The new law also imposes significantly tougher planning and reporting requirements. The Department of Public Health must now conduct a demographic and behavioral health needs assessment and engage with 26 state-designated stakeholder groups — a roster that, for the first time, explicitly includes labor unions, law enforcement, and managed care plans.

"Now under Proposition 1, the state is very specific about who they want us to actually interact with, including labor unions, including law enforcement, including the managed community care plan," Brown said, adding that DPH has already held 12 community planning meetings with providers, consumers, its client council, and the Behavioral Health Commission.

The department plans targeted outreach to Population Health, the Department of Homelessness and Supportive Housing, the Golden Gate Regional Center, and the Independent Living Center.

Social Media, Dopamine and the Next Frontier

Chair Matt Dorsey, Supervisor, District 6, pressed for how the plan might address behavioral health challenges beyond traditional substance use — particularly social media addiction among young people.
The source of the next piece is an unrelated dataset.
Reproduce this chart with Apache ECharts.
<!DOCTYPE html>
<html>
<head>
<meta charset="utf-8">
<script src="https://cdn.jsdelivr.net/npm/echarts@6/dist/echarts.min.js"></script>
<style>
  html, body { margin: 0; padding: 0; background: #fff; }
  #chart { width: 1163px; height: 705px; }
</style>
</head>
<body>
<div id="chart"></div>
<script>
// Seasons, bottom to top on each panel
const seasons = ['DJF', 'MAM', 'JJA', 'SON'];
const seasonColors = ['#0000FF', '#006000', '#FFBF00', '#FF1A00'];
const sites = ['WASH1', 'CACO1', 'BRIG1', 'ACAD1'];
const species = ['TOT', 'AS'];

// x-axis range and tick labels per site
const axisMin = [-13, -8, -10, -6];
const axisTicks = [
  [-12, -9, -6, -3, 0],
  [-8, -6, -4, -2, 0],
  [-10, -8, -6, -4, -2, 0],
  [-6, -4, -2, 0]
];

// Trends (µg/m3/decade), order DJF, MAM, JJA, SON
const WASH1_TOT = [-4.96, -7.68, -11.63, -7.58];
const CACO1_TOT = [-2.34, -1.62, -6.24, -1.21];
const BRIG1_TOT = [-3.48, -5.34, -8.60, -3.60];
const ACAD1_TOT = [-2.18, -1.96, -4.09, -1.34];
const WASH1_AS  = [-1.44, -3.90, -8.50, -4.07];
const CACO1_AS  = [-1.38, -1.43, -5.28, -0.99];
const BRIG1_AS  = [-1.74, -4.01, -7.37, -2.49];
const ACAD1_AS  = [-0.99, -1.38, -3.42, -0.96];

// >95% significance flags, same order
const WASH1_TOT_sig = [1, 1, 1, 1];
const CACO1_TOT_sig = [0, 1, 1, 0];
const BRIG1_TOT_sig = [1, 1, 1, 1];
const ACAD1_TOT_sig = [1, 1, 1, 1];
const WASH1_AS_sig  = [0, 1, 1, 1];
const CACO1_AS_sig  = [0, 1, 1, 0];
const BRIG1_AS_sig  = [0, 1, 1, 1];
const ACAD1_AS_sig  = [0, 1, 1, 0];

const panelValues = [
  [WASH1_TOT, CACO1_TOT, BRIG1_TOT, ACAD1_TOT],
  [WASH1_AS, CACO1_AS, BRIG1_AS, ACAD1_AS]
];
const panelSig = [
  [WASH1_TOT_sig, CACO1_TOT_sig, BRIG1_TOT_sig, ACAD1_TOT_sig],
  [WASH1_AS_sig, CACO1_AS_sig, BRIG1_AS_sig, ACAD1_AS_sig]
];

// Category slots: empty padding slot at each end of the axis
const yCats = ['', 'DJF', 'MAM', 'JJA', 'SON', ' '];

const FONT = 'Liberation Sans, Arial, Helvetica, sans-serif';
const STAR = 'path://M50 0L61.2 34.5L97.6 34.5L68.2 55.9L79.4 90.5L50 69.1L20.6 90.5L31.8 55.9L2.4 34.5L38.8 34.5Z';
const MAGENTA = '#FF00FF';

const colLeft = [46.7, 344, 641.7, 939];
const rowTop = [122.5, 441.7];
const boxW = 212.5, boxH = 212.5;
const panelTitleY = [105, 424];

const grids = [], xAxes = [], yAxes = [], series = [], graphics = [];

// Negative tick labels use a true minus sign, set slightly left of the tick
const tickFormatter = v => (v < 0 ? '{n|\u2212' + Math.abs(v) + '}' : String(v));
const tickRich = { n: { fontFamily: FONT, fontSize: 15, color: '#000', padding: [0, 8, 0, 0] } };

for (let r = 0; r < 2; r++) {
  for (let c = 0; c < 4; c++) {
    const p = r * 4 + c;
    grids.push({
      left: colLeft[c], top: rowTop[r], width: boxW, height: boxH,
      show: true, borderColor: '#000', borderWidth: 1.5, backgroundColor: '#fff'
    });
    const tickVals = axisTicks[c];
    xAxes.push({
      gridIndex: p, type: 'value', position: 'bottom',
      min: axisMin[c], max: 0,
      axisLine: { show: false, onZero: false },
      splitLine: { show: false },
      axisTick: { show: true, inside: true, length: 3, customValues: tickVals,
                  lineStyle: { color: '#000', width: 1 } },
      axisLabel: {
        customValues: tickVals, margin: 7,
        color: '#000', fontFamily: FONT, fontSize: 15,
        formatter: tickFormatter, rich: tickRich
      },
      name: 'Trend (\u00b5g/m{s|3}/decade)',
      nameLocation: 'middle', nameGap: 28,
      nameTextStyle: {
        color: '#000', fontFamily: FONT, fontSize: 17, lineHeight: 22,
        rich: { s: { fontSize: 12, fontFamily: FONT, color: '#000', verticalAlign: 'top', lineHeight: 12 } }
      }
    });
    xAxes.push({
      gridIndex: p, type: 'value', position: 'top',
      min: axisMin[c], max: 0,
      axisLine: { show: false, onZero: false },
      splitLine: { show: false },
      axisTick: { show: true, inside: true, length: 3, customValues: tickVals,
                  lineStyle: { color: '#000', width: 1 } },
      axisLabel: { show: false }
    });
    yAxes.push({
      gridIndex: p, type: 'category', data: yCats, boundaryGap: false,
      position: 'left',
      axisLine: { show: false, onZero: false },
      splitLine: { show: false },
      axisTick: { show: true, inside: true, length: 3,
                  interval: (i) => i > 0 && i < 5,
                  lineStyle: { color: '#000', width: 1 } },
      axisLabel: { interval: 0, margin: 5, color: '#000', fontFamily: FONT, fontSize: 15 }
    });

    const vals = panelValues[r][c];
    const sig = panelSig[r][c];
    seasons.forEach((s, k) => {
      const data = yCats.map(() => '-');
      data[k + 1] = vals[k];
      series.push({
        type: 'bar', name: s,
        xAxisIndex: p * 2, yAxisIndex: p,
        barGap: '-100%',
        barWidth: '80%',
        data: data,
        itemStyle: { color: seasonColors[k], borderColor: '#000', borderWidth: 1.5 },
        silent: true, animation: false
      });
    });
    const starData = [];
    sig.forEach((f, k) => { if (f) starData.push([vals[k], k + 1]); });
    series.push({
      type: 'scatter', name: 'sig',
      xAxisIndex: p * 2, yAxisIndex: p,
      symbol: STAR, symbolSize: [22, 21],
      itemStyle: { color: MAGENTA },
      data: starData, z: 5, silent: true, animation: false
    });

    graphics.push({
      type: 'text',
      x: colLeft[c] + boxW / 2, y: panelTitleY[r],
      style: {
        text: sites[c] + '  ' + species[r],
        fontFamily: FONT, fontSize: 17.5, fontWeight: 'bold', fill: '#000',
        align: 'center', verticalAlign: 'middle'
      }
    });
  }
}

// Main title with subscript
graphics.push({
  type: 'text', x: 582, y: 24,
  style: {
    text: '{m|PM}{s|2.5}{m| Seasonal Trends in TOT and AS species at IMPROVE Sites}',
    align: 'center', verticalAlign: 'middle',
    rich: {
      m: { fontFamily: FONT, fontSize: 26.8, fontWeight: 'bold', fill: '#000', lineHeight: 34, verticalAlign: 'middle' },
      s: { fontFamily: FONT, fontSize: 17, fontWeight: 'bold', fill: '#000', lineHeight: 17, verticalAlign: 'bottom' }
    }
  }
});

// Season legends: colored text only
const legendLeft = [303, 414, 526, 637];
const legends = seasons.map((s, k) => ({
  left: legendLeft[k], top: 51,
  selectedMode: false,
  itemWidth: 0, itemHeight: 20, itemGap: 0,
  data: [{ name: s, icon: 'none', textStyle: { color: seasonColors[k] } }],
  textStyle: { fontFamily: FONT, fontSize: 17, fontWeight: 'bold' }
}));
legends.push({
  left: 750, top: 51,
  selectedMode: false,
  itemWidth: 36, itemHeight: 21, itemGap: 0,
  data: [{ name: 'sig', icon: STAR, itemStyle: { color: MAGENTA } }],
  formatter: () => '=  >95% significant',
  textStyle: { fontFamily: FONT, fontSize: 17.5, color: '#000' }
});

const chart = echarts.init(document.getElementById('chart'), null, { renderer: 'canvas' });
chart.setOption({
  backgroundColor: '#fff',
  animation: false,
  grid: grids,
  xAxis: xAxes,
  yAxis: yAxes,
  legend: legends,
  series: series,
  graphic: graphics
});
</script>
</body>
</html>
Citing Stanford professor Anna Lemke's work on dopamine and ongoing court cases against Meta, Dorsey framed the issue as potentially larger than the substance use crisis alone.

"Some of what we're seeing with substance use disorders may be just the tip of the iceberg in other areas where it all comes back to dopamine and it's often triggering the same kinds of problems," Dorsey said.

Brown confirmed that the innovation funding embedded in the behavioral health services and support category provides flexibility to pilot programs targeting emerging challenges. "We also have to provide 50% of our funding to early intervention efforts for populations under the age of 25, so we're able to actually look at different programs that may do what you're talking about," she said.

Recovery Communities and Workforce

Dorsey also raised the importance of engaging self-funded recovery organizations — spaces that largely operate outside city funding streams but serve critical roles in the recovery ecosystem.

"I think most of these organizations don't get, by and large don't get city funding. But I'm thinking of things like the Dry Dock, Castro Country Club, Gratitude Center, places where there's a lot of 12-step meetings and other kinds of meetings," Dorsey said, noting the difficulty of finding Chinese-language recovery meetings and the need for multilingual and culturally specific outreach.

He separately flagged interest in vocational services for people exiting substance use treatment. "I do think especially for people who are in early recovery or coming out of substance use treatment, they're often particularly vulnerable to relapse," Dorsey said, requesting a follow-up briefing on the topic.

Brown highlighted the department's existing workforce pipeline, noting that DPH hires people with lived experience into civil service positions. "The Behavioral Health Department has a very unique approach to actually hiring people with lived experience within our actual civil service organization," she said, also noting a 100% graduation rate in the department's iAbility vocational IT program.

The Clock Is Ticking

Decisions: The committee voted 3-0 (For: Member Wong, Vice Chair Mahmood, Chair Dorsey; Against: 0; Absent: 0) to forward the resolution to the full Board of Supervisors with a positive recommendation. No public comment was received on the item.

What's next: The integrated plan is due to the state next week and will be posted for a 30-day public comment period. DPH will return to the full Board in May for final approval. The completed plan must be submitted by June 30, 2026, and takes effect July 1, 2027.

Brown was direct about the stakes: "It is imperative that we have approval and timely submission of our plan. It does impact funding in the future if we are not able to submit this plan timely."

For residents, advocates, and service providers, the 30-day comment window represents the most immediate opportunity to shape how San Francisco spends its largest-ever behavioral health allocation. The May full-Board vote will be the final checkpoint before the plan is locked in.